Although having a computer science background is certainly a necessity for many tech roles, Davidson and its Innovation and Entrepreneurship Program have helped me realize that my liberal arts education is actually an asset here in Palo Alto, rather than a hindrance. As a Hispanic Studies major with no coding experience, I’m not programming or building apps, but what I am doing is just as valuable to the startup I work for–VersaMe, which was founded in part by Chris and Jon Boggiano, Davidson’s Entrepreneurs in Residence.
After connecting with them through the Innovation and Entrepreneurship Program in the spring of 2015, I was thrown into the world of marketing, business development, blogging, beta testing and more when I officially started that May. After a great summer, I was hooked, and now I’m back in a more focused role. By using my interpersonal and critical thinking skills –- both of which I have honed at Davidson –- I help our company build valuable relationships with clients, conduct customer research and define marketing messaging. I also work to further our company’s social mission, which promotes educational justice via early childhood development.

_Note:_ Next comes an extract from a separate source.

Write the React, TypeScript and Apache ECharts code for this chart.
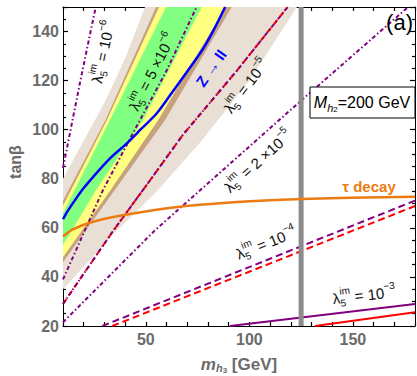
import React, { useEffect, useRef } from "react";
import * as echarts from "echarts";

// Axis ranges
const X_MIN = 10;
const X_MAX = 180;
const Y_MIN = 20;
const Y_MAX = 150;
const X_TICK_LABELS = [50, 100, 150];
const HIGGS_MASS = 125; // vertical gray line, GeV

// Allowed-region bands: left edge (bottom -> top), right edge (top -> bottom)
const beigeLeft = [[10, 80], [20, 95.5], [30, 111], [40, 129], [49.6, 150]];
const beigeRight = [[123, 150], [100, 120], [76, 94.6], [55, 74.6], [35, 58], [10, 35]];
const brownLeft = [[10, 71], [30.5, 104], [55, 150]];
const brownRight = [[91.5, 150], [59.3, 104], [35, 75.4], [10, 46]];
const yellowLeft = [[10, 69], [31.2, 104], [56.4, 150]];
const yellowRight = [[88.5, 150], [56, 104], [33, 75.4], [10, 48]];
const greenLeft = [[10, 66], [32.7, 104], [59.8, 150]];
const greenRight = [[77, 150], [48.7, 104], [26, 75.4], [10, 53]];

// lambda_5^im contours
const lam1e6 = [[10, 84.4], [18.4, 120], [25.8, 150]];
const lam5e6 = [[10, 39], [18.2, 54.5], [29.3, 75.4], [43.8, 98.6], [60, 124], [74.5, 150]];
const lam1e5 = [[10, 29], [34, 58.5], [50, 77], [68, 98], [93.9, 124], [118.5, 150]];
const lam2e5 = [[10, 21.5], [54.4, 59], [74.6, 74.1], [124.5, 111.5], [176.7, 150]];
const lam1e4Purple = [[29, 20], [180, 71.1]];
const lam1e4Red = [[33.8, 20], [180, 68.9]];
const lam1e3Purple = [[90.6, 20], [180, 29]];
const lam1e3Red = [[131.7, 20], [180, 25.6]];

// tau decay bound and Z -> ll curve
const tauDecay = [[10, 56.5], [15, 59.5], [24.6, 62.5], [40.8, 65.4], [66.5, 68.6], [100, 70.8], [125, 71.8], [180, 72.7]];
const zToLL = [[10, 63.5], [12, 66.5], [15.8, 71.3], [19.8, 76], [24.6, 80.8], [32.7, 88.3], [40.8, 94.4], [48, 100.5], [55.3, 106.7], [61.7, 114], [70.5, 124.3], [77.8, 133.2], [83, 141], [88.3, 150]];

const FONT = '"Liberation Sans", Arial, Helvetica, sans-serif';
const GRAY = "#6b6b6b";
const PURPLE = "#800080";
const RED = "#ff0000";
const ORANGE = "#ec7c12";
const DASH_DOT = [4, 2.5, 1.5, 2.5];

const ctx = document.createElement("canvas").getContext("2d") as CanvasRenderingContext2D;
const textWidth = (t: string, size: number, weight = "normal", style = "normal") => {
  ctx.font = `${style} ${weight} ${size}px ${FONT}`;
  return ctx.measureText(t).width;
};

type Piece = { t: string; size: number; dy: number; weight?: string; italic?: boolean; stack?: Piece };

// Lays a run of text pieces left to right, centered on (0,0); a piece with a
// "stack" partner shares its horizontal slot (sub/superscript pair).
const runChildren = (pieces: Piece[], fill: string, z: number) => {
  let x = 0;
  const out: any[] = [];
  const mk = (p: Piece, px: number) => ({
    type: "text",
    x: px,
    y: p.dy,
    z,
    style: {
      text: p.t,
      fontSize: p.size,
      fontFamily: FONT,
      fontWeight: p.weight || "normal",
      fontStyle: p.italic ? "italic" : "normal",
      fill,
      align: "left",
      verticalAlign: "middle",
    },
  });
  for (const p of pieces) {
    const w1 = textWidth(p.t, p.size, p.weight, p.italic ? "italic" : "normal");
    out.push(mk(p, x));
    let w = w1;
    if (p.stack) {
      out.push(mk(p.stack, x));
      w = Math.max(w1, textWidth(p.stack.t, p.stack.size, p.stack.weight));
    }
    x += w;
  }
  out.forEach((c) => (c.x -= x / 2));
  return out;
};

const lambdaPieces = (coef: string, exp: string): Piece[] => [
  { t: "λ", size: 15, dy: 0 },
  { t: "im", size: 10, dy: -6.5, stack: { t: "5", size: 10, dy: 5.5 } },
  { t: " = " + coef, size: 15, dy: 0 },
  { t: exp, size: 10, dy: -6.5 },
];

const lambdaLabels = [
  { at: [29.3, 131.7], deg: 78, coef: "10", exp: "−6" },
  { at: [53, 123.6], deg: 63, coef: "5 ×10", exp: "−6" },
  { at: [98.4, 117.8], deg: 53, coef: "10", exp: "−5" },
  { at: [104.2, 87.2], deg: 42, coef: "2 ×10", exp: "−5" },
  { at: [108.1, 53.8], deg: 21.5, coef: "10", exp: "−4" },
  { at: [155.4, 32.6], deg: 6.5, coef: "10", exp: "−3" },
];

const polygonSeries = (left: number[][], right: number[][], fill: string, z: number) => ({
  type: "custom",
  silent: true,
  z,
  data: [[X_MIN, Y_MIN]],
  renderItem: (_p: any, api: any) => ({
    type: "polygon",
    shape: { points: [...left, ...right].map((pt) => api.coord(pt)) },
    style: { fill },
  }),
});

const lineSeries = (data: number[][], color: string, width: number, type: any, z: number, smooth: number | boolean = false) => ({
  type: "line",
  data,
  symbol: "none",
  showSymbol: false,
  smooth,
  silent: true,
  z,
  lineStyle: { color, width, type, cap: "butt" },
});

const axisCommon = {
  type: "value",
  axisLine: { show: true, onZero: false, lineStyle: { color: "#000", width: 1 } },
  axisTick: { show: true, inside: true, length: 5, lineStyle: { color: "#000", width: 1.2 } },
  splitLine: { show: false },
};

export default function App() {
  const ref = useRef<HTMLDivElement>(null);
  useEffect(() => {
    if (!ref.current) return;
    const chart = echarts.init(ref.current, undefined, { renderer: "svg" });
    const labelStyle = { color: GRAY, fontWeight: "bold", fontSize: 16, fontFamily: FONT };
    chart.setOption({
      animation: false,
      backgroundColor: "#fff",
      grid: { left: 63, right: 2, top: 7, bottom: 50, containLabel: false, outerBoundsMode: "none" },
      xAxis: [
        {
          ...axisCommon,
          min: X_MIN,
          max: X_MAX,
          interval: 10,
          position: "bottom",
          axisTick: { ...axisCommon.axisTick, length: 4 },
          axisLabel: {
            ...labelStyle,
            margin: 5,
            formatter: (v: number) => (X_TICK_LABELS.includes(v) ? String(v) : ""),
          },
        },
        {
          ...axisCommon,
          min: X_MIN,
          max: X_MAX,
          interval: 10,
          position: "top",
          axisTick: { ...axisCommon.axisTick, length: 4 },
          axisLabel: { show: false },
        },
      ],
      yAxis: [
        {
          ...axisCommon,
          min: Y_MIN,
          max: Y_MAX,
          interval: 20,
          position: "left",
          minorTick: { show: true, splitNumber: 4, length: 3, lineStyle: { color: "#000", width: 1.2 } },
          axisLabel: { ...labelStyle, margin: 4, showMaxLabel: false },
        },
        {
          ...axisCommon,
          min: Y_MIN,
          max: Y_MAX,
          interval: 20,
          position: "right",
          minorTick: { show: true, splitNumber: 4, length: 3, lineStyle: { color: "#000", width: 1.2 } },
          axisLabel: { show: false },
        },
      ],
      series: [
        polygonSeries(beigeLeft, beigeRight, "#e9dfd5", 1),
        polygonSeries(brownLeft, brownRight, "#c6a27e", 2),
        polygonSeries(yellowLeft, yellowRight, "#ffff80", 3),
        polygonSeries(greenLeft, greenRight, "#80ff80", 4),
        lineSeries(lam1e6, PURPLE, 2, DASH_DOT, 10),
        lineSeries(lam5e6, PURPLE, 2, DASH_DOT, 10),
        lineSeries(lam1e5, RED, 2, [6, 4], 10),
        lineSeries(lam1e5, PURPLE, 2, DASH_DOT, 11),
        lineSeries(lam2e5, PURPLE, 2, DASH_DOT, 10),
        lineSeries(lam1e4Red, RED, 2, [7, 4], 10),
        lineSeries(lam1e4Purple, PURPLE, 2, [7, 4], 10),
        lineSeries(lam1e3Red, RED, 2, "solid", 10),
        lineSeries(lam1e3Purple, PURPLE, 2, "solid", 10),
        lineSeries(zToLL, "#0000ff", 2.5, "solid", 12, 0.3),
        lineSeries([[HIGGS_MASS, Y_MIN], [HIGGS_MASS, Y_MAX]], "#8c8c8c", 5, "solid", 13),
        lineSeries(tauDecay, ORANGE, 2.5, "solid", 14, 0.3),
      ],
    });

    const px = (p: number[]) => chart.convertToPixel({ gridIndex: 0 }, p) as number[];
    const graphics: any[] = [];
    lambdaLabels.forEach((l) => {
      const [x, y] = px(l.at);
      graphics.push({
        type: "group",
        x,
        y,
        rotation: (l.deg * Math.PI) / 180,
        children: runChildren(lambdaPieces(l.coef, l.exp), "#111", 50),
      });
    });
    const [zx, zy] = px([81.5, 125.1]);
    graphics.push({
      type: "group",
      x: zx,
      y: zy,
      rotation: (55 * Math.PI) / 180,
      children: runChildren([{ t: "Z → ll", size: 15, dy: 0, weight: "bold" }], "#0000ff", 50),
    });
    const [tx, ty] = px([157.8, 77.0]);
    graphics.push({
      type: "group",
      x: tx,
      y: ty,
      children: runChildren([{ t: "τ decay", size: 15, dy: 0, weight: "bold" }], ORANGE, 50),
    });
    // Benchmark mass box
    graphics.push({
      type: "rect",
      z: 60,
      shape: { x: 310, y: 87, width: 105, height: 31 },
      style: { fill: "#fff", stroke: "#000", lineWidth: 1 },
    });
    graphics.push({
      type: "group",
      x: 362,
      y: 102.5,
      children: runChildren(
        [
          { t: "M", size: 16, dy: 0, italic: true },
          { t: "h", size: 11, dy: 5, italic: true },
          { t: "2", size: 8, dy: 7 },
          { t: "=200 GeV", size: 16, dy: 0 },
        ],
        "#000",
        61
      ),
    });
    graphics.push({
      type: "text",
      x: 413,
      y: 22,
      z: 61,
      style: { text: "(a)", fontSize: 22, fontFamily: FONT, fill: "#000", align: "right", verticalAlign: "middle" },
    });
    // Axis titles
    graphics.push({
      type: "group",
      x: 15,
      y: 162,
      rotation: Math.PI / 2,
      children: runChildren([{ t: "tanβ", size: 16, dy: 0, weight: "bold" }], GRAY, 50),
    });
    graphics.push({
      type: "group",
      x: 239,
      y: 364,
      children: runChildren(
        [
          { t: "m", size: 17, dy: 0, weight: "bold", italic: true },
          { t: "h", size: 11, dy: 4, weight: "bold", italic: true },
          { t: "3", size: 8, dy: 6, weight: "bold" },
          { t: " [GeV]", size: 17, dy: 0, weight: "bold" },
        ],
        GRAY,
        50
      ),
    });
    chart.setOption({ graphic: graphics });
    return () => chart.dispose();
  }, []);
  return <div ref={ref} style={{ position: "absolute", left: 0, top: 0, width: 417, height: 376 }} />;
}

Although we are still a young company, we’ve more than doubled in size over the past year. Even though I’m still an intern, I feel like an old timer sometimes since I’ve been with company longer than many of the newer team members! This summer, I’ve had the opportunity to learn about different aspects of what goes into running a successful business, such as retail planning and HR strategy. I’m also building on the skills I gained last summer by conducting research and writing content for our website and advertisements. I’ve really enjoyed testing different marketing messages and getting a feel for the whole process of getting a product on a store shelf. Because of my Davidson education, my supervisors know and trust that I can get up to speed quickly in areas where I am less experienced.

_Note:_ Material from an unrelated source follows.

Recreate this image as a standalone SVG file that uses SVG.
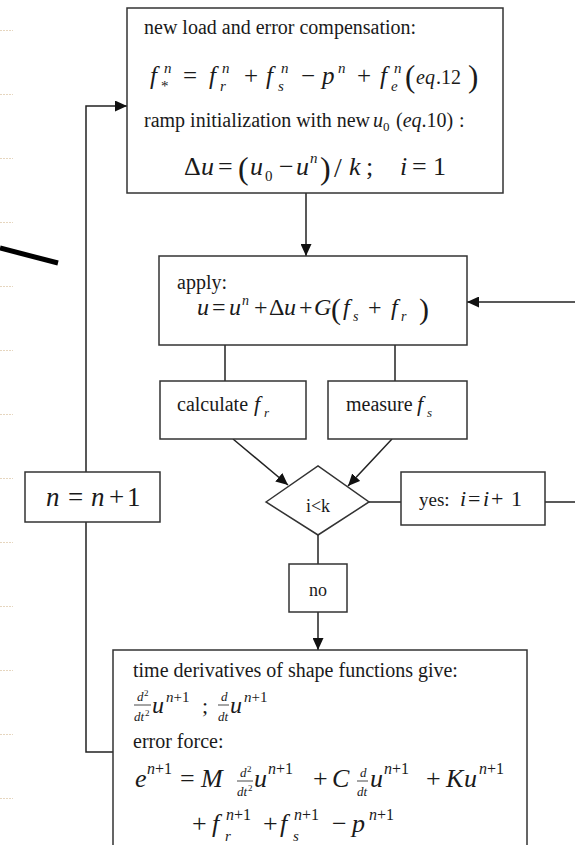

For example, I’m helping facilitate VersaMe’s hiring process by combing through resumes and phone screening candidates. Sometimes, I find it hard to believe that as a student intern I’m able to have such an impact on who ends up joining our team full time. This experience has taught me how to conduct myself professionally, and it’s going to make me a much better interviewee in my future job searches — it’s really been an invaluable experience to be the one reading the resumes rather than sending them in.

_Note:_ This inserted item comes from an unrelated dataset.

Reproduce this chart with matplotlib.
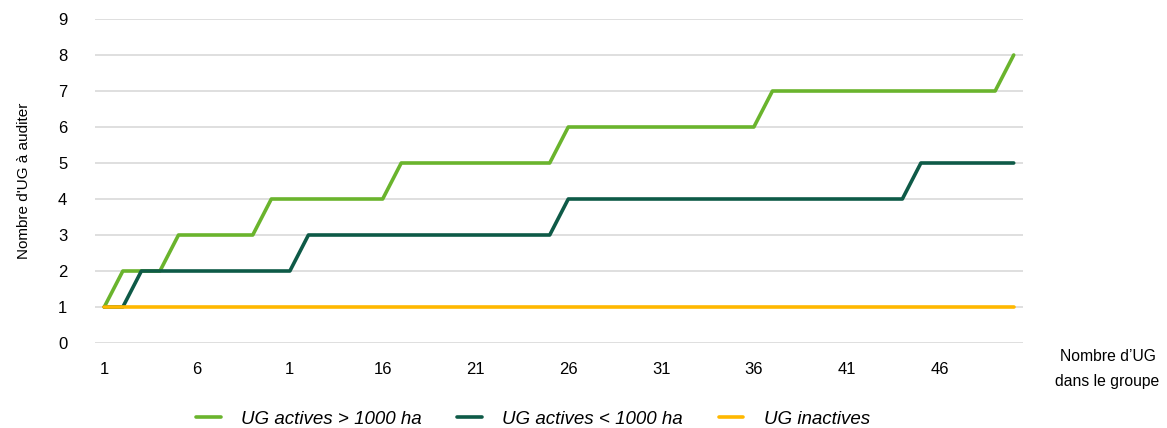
import numpy as np
import matplotlib.pyplot as plt

plt.rcParams['font.family'] = ['Liberation Sans', 'DejaVu Sans']

# group size 1..50
group_size = np.arange(1, 51)

# UG actives > 1000 ha
actives_big = ([1] + [2] * 3 + [3] * 5 + [4] * 7 + [5] * 9
               + [6] * 11 + [7] * 13 + [8])
# UG actives < 1000 ha
actives_small = ([1] * 2 + [2] * 9 + [3] * 14 + [4] * 19 + [5] * 6)
# UG inactives
inactives = [1] * 50

x_ticks = [1, 6, 11, 16, 21, 26, 31, 36, 41, 46]
x_tick_labels = ['1', '6', '1', '16', '21', '26', '31', '36', '41', '46']

fig = plt.figure(figsize=(11.67, 4.28), dpi=100)
ax = fig.add_axes([0.0814, 0.1986, 0.7952, 0.757])

ax.plot(group_size, actives_big, color='#6AB42D', lw=2.6,
        solid_capstyle='round', label='UG actives > 1000 ha', zorder=3)
ax.plot(group_size, actives_small, color='#0E5A47', lw=2.6,
        solid_capstyle='round', label='UG actives < 1000 ha', zorder=3)
ax.plot(group_size, inactives, color='#FFB800', lw=2.6,
        solid_capstyle='round', label='UG inactives', zorder=4)

ax.set_xlim(0.5, 50.5)
ax.set_ylim(0, 9)
ax.set_yticks(range(0, 10))
ax.set_xticks(x_ticks)
ax.set_xticklabels(x_tick_labels)
ax.tick_params(length=0, labelsize=12, colors='#000000')
ax.tick_params(axis='y', pad=20)
ax.tick_params(axis='x', pad=14)
ax.grid(axis='y', color='#D9D9D9', lw=1.2)
ax.set_axisbelow(True)
for s in ax.spines.values():
    s.set_visible(False)

ax.set_ylabel("Nombre d'UG à auditer", fontsize=11, labelpad=19)
fig.text(0.949, 0.138, 'Nombre d\u2019UG\ndans le groupe', ha='center',
         va='center', fontsize=11.3, linespacing=1.85)

leg = ax.legend(loc='center', bbox_to_anchor=(0.472, -0.235), ncol=3,
                frameon=False, prop={'style': 'italic', 'size': 13.5},
                handlelength=1.3, columnspacing=1.9, handletextpad=1.1)

fig.savefig('out.png', dpi=100)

I’m also in charge of putting together our company’s team handbook. It’s been fun to put our company culture into words, and I’ve learned a good amount about employment law. For a 20-year-old college student, I consider myself pretty knowledgeable about parental leave policies.
One of my favorite projects so far, though, is acting as a translator. We want to make our research and advertising as accessible as possible, so I’m converting some blog posts and marketing materials into Spanish. It’s great practice for me personally, and it’s also encouraged me to look out for future opportunities that have a similar focus.